The OWASP LLM Top 10 (2025) treats supply chain risk and insecure plugin design as top-tier risks specifically because most organizations cannot see the full scope of their AI integrations. Inventory is the prerequisite for addressing both.

Repello's AI Asset Inventory performs continuous discovery across all four asset classes, surfacing new assets as they are introduced, flagging configuration changes against established baselines, and mapping each asset to its relevant attack surface so security teams can prioritize coverage rather than enumerate manually.
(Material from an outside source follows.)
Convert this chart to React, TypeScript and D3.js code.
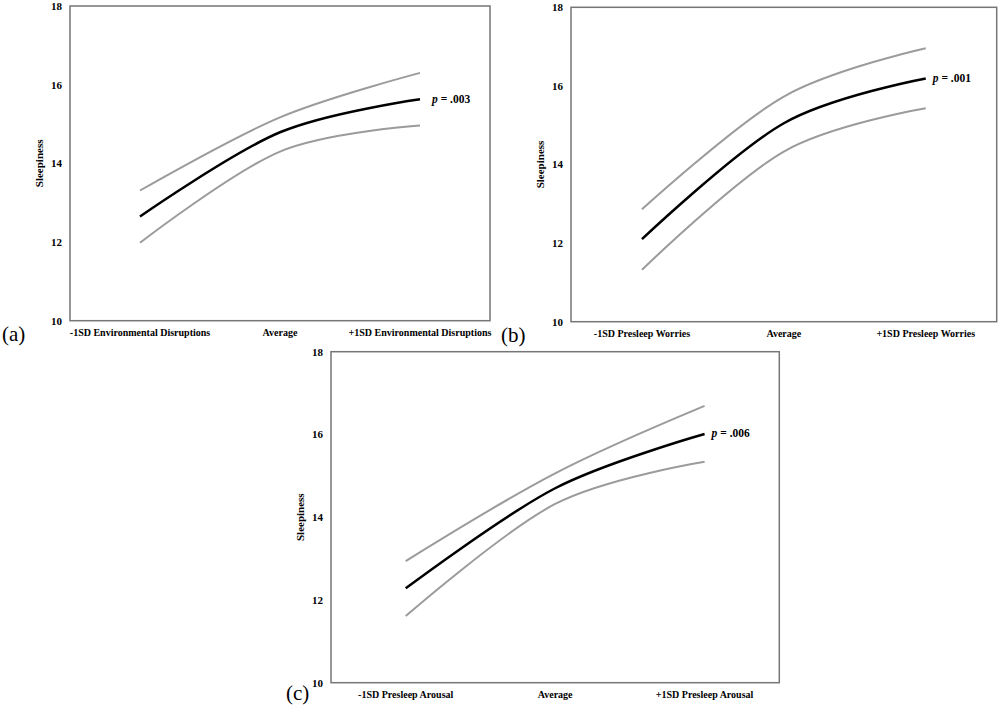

Frequently asked questions

What is an AI asset inventory?

An AI asset inventory is a complete, continuously maintained record of every AI system, model, data pipeline, and integration in an organization's environment. It covers base models and their variants, RAG knowledge bases and vector stores, agentic workflows and MCP server connections, and AI capabilities embedded in third-party SaaS platforms. The inventory is the foundation for access control, red team coverage, compliance reporting, and runtime security policy enforcement.
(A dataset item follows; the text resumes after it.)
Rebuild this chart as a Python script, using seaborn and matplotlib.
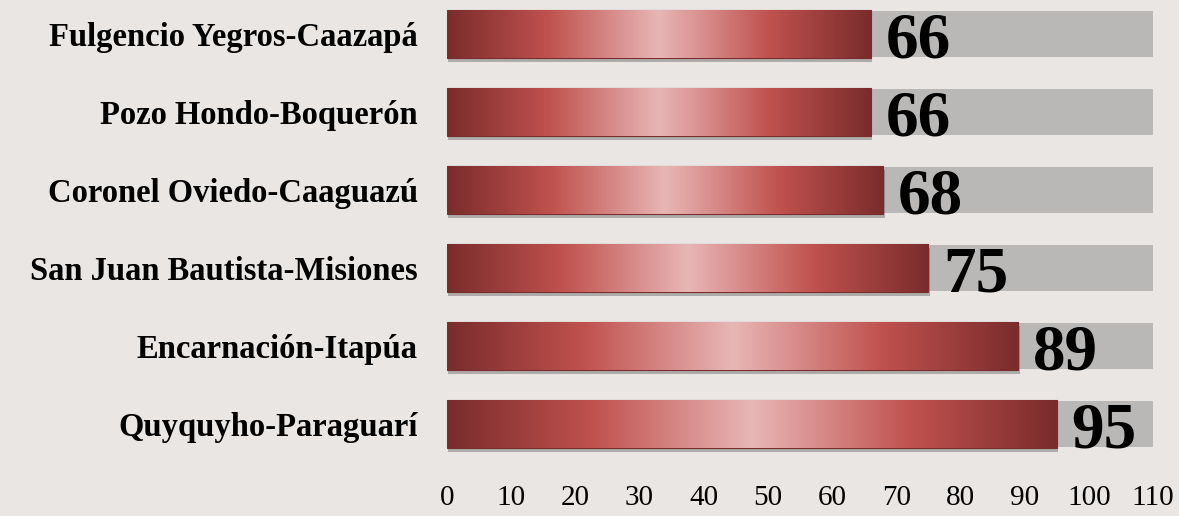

What AI assets do most teams miss?

The most commonly missed asset classes are: fine-tuned model variants (which have different security properties than their base models), RAG knowledge bases and the embedding models they depend on, MCP servers and tool definitions added by developers to extend agent capabilities, agentic orchestration pipelines that chain multiple model calls, and AI features embedded in existing SaaS platforms that were added by vendors without explicit procurement steps.

Why is a one-time AI inventory insufficient?

AI environments change continuously. Model providers push updates that alter safety properties without version bumps. Developers add MCP servers and tool integrations. Vendors ship AI features in existing SaaS subscriptions. Employees deploy shadow AI using personal API keys. A point-in-time inventory is accurate for the moment it was produced and degrades immediately afterward. Continuous discovery is required to maintain an accurate picture of the attack surface.

How does AI asset inventory relate to AI security posture?

AI asset inventory is the prerequisite for AI security posture management. Posture management assesses each asset's configuration against a security baseline, identifies gaps, and prioritizes remediation. Without a complete asset inventory, posture management covers only the assets that are known, leaving unknown assets unassessed regardless of their actual risk. Inventory enables posture; posture without inventory produces a false sense of coverage.

Does the EU AI Act require an AI asset inventory?

The EU AI Act requires organizations developing or deploying high-risk AI systems to register those systems and maintain technical documentation covering their components, training data, and intended purpose. While the Act does not use the term "asset inventory," its registration and documentation requirements are operationally equivalent to maintaining a scoped inventory of high-risk AI assets. Organizations subject to the EU AI Act should treat their compliance documentation as a minimum-scope inventory, not a complete one.

What is the difference between an AI asset inventory and an AI Bill of Materials?

An AI asset inventory is a runtime visibility tool: it tracks what AI systems are deployed, how they are configured, and how they connect to other systems. An AI Bill of Materials (AI BOM) is a provenance document: it records what components a specific AI system is built from, including base models, training datasets, and third-party libraries. Inventory tells you what is running; AI BOM tells you what it is made of. Both are needed for comprehensive AI security governance, and they serve different audiences: inventory drives security operations, while AI BOM drives supply chain risk management.